> **Material shown**:
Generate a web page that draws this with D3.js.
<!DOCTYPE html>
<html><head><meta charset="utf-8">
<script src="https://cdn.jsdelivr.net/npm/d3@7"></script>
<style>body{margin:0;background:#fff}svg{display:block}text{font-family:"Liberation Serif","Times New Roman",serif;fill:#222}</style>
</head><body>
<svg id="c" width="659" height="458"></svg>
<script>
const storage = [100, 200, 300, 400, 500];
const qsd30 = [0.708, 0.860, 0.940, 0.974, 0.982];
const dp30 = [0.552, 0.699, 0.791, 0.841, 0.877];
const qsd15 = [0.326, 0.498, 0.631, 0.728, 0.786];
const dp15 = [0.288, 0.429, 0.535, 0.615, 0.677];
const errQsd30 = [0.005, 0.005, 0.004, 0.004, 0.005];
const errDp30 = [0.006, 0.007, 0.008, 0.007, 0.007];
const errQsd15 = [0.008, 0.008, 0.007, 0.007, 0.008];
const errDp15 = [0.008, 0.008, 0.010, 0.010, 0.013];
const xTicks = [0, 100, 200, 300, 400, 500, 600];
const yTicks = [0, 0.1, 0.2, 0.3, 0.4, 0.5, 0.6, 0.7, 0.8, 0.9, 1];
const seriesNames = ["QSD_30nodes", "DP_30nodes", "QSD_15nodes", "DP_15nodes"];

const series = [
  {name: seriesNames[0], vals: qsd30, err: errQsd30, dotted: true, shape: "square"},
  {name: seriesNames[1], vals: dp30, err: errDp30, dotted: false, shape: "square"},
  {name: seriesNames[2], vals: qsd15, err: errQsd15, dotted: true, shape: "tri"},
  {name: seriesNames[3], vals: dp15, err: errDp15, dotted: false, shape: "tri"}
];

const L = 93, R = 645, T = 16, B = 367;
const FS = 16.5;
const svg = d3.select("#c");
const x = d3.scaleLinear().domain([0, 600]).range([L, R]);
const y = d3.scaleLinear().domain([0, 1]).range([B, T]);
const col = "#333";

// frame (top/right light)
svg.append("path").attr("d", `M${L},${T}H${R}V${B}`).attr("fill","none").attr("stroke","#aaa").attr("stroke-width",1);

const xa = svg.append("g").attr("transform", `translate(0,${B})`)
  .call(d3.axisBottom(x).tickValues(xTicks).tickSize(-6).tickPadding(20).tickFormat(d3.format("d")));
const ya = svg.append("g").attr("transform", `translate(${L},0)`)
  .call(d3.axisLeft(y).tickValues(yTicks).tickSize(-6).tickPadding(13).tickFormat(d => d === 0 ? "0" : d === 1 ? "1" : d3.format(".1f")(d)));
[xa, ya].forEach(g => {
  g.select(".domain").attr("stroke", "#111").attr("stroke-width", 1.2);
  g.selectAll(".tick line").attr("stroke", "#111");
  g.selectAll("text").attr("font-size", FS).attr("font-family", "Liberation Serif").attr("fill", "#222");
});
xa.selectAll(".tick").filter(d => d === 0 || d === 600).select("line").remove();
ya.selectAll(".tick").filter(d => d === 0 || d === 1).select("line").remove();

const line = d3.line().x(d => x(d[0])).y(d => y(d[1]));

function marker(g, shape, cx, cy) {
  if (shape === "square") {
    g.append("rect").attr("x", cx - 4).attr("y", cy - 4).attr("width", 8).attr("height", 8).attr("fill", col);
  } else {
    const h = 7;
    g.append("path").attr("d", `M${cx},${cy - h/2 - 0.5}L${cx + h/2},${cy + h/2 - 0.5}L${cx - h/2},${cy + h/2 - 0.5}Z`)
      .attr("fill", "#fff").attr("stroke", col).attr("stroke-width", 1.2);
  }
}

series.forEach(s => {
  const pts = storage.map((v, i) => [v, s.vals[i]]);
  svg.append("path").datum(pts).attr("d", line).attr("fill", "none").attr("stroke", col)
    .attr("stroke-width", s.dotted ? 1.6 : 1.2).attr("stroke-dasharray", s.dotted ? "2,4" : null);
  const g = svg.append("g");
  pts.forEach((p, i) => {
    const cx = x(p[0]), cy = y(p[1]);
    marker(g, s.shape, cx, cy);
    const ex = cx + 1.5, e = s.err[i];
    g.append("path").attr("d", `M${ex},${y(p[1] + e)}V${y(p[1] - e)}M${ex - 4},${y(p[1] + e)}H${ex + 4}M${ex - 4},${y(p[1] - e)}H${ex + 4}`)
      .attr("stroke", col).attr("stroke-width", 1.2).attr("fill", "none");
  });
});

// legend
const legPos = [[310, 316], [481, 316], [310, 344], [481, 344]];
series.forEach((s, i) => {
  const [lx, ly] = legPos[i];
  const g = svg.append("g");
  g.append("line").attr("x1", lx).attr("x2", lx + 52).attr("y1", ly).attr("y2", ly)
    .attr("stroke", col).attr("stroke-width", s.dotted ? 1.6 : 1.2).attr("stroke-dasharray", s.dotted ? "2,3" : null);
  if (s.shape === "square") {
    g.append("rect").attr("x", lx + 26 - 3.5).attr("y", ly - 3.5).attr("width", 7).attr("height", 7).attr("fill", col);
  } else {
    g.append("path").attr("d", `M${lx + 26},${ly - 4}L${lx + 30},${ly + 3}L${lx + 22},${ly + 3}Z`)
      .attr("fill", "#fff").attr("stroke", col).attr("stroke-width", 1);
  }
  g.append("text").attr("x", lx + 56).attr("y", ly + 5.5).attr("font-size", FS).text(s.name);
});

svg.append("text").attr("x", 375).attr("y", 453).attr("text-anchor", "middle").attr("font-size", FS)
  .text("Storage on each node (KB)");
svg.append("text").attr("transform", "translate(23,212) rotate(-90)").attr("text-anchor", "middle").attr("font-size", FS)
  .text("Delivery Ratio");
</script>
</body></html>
---
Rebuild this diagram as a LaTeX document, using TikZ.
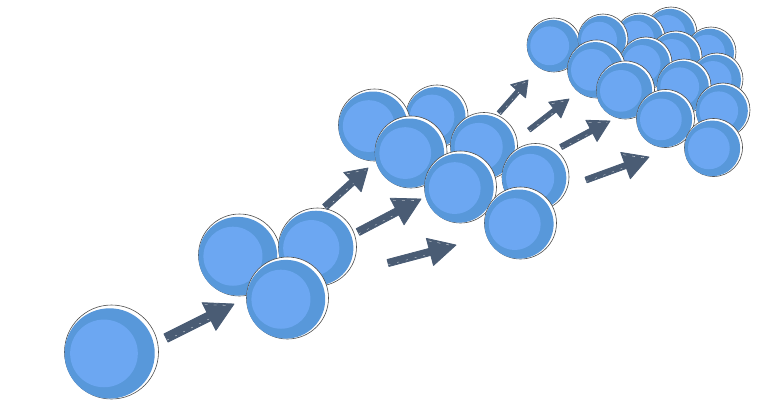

> **What is being asked**:
Gather each line from the listing above that holds "this".

> **Exercise answer**:
Generate a web page that draws this with D3.js.
Rebuild this diagram as a LaTeX document, using TikZ.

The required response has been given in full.